Cayman Net News- The failure of two Cayman Islands-based hedge funds, which is estimated at US$4 billion in losses, could have severe repercussions on the offshore banking industry in the Cayman Islands, according to experts in the sector.
US financial giant Bear Stearns was forced to liquidate the two funds, Bear Stearns High-Grade Structured Credit Strategies Master Fund Ltd and Bear Stearns High-Grade Structured Credit Strategies Enhanced Leverage Master Fund Ltd, after their target loan market collapsed.
There have also been comments about the speed of the collapse with one hedge fund folding in less than ten months after being created.

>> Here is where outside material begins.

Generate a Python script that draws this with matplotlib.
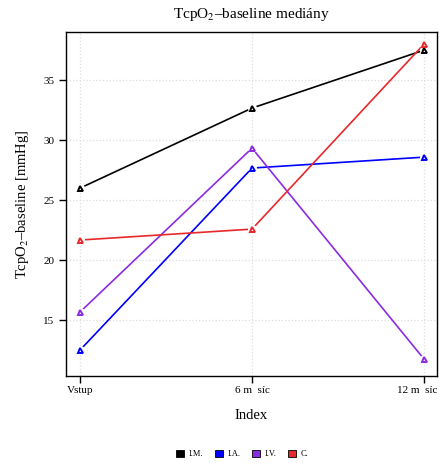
import matplotlib.pyplot as plt
import matplotlib.transforms as mtransforms
from matplotlib.patches import Patch

plt.rcParams['font.family'] = ['Liberation Serif', 'DejaVu Serif']
plt.rcParams['mathtext.fontset'] = 'stix'

# median TcpO2 baseline per group and time point
timepoints = ['Vstup', '6 m  síc', '12 m  síc']
groups = ['I.M.', 'I.A.', 'I.V.', 'C.']
colors = ['black', 'blue', '#8A2BE2', '#E8282B']
im_vals = [26.0, 32.67, 37.5]
ia_vals = [12.5, 27.67, 28.58]
iv_vals = [15.67, 29.33, 11.75]
c_vals = [21.67, 22.58, 38.0]
series = [im_vals, ia_vals, iv_vals, c_vals]

fig = plt.figure(figsize=(4.41, 4.66), dpi=100)
ax = fig.add_axes([0.150, 0.193, 0.841, 0.738])

x = list(range(len(timepoints)))
for vals, col in zip(series, colors):
    ax.plot(x, vals, color=col, linewidth=1.2, zorder=3)
for vals, col in zip(series, colors):
    # white blob to mimic R type="b" gap around points
    ax.plot(x, vals, linestyle='none', marker='o', markersize=6.5,
            markerfacecolor='white', markeredgecolor='none', zorder=4)
for vals, col in zip(series, colors):
    ax.plot(x, vals, linestyle='none', marker='^', markersize=3.6,
            markerfacecolor='none', markeredgecolor=col, markeredgewidth=1.4, zorder=5)

ax.set_xlim(-0.081, 2.076)
ax.set_ylim(10.33, 39.0)
ax.set_xticks(x)
ax.set_xticklabels(timepoints, fontsize=8)
ax.set_yticks([15, 20, 25, 30, 35])
ax.tick_params(axis='both', direction='out', length=5, width=1, labelsize=8)
ax.tick_params(axis='x', pad=2)
ax.grid(color='#DDDDDD', linestyle=':', linewidth=0.9, zorder=0)
for s in ax.spines.values():
    s.set_linewidth(1)

# nudge the last tick label so it stays inside the figure
last = ax.get_xticklabels()[-1]
last.set_transform(last.get_transform() +
                   mtransforms.ScaledTranslation(-5 / 72, 0, fig.dpi_scale_trans))

ax.set_title('TcpO$_2$–baseline mediány', fontsize=11, pad=10)
ax.set_xlabel('Index', fontsize=10.5, labelpad=10)
ax.set_ylabel('TcpO$_2$–baseline [mmHg]', fontsize=10.5, labelpad=9)

handles = [Patch(facecolor=c, edgecolor='black', linewidth=0.6, label=g)
           for g, c in zip(groups, colors)]
fig.legend(handles=handles, loc='center', bbox_to_anchor=(0.55, 0.026), ncol=4,
           frameon=False, fontsize=6, handlelength=0.9, handleheight=0.9,
           handletextpad=0.6, columnspacing=1.4)

fig.savefig('out.png', dpi=100)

On 22 June, Bear Stearns pledged a collateralised loan of up to US$3.2 billion to bail out the Bear Stearns High-Grade Structured Credit Fund, while negotiating with other banks to loan money against collateral to the Bear Stearns High-Grade Structured Credit Enhanced Leveraged Fund.
About three weeks later Bear Stearns disclosed that theses two hedge funds had lost nearly all of their value amid a rapid decline in the market for sub-prime mortgages, made to people with low credit ratings.
On 31 July, both funds filed for bankruptcy protection with the Grand Court in the Cayman Islands. Bear Stearns also used a recent amendment to US bankruptcy code to block all lawsuits against the funds and protect the company’s assets in the USA from litigation arising from the collapse of the hedge funds.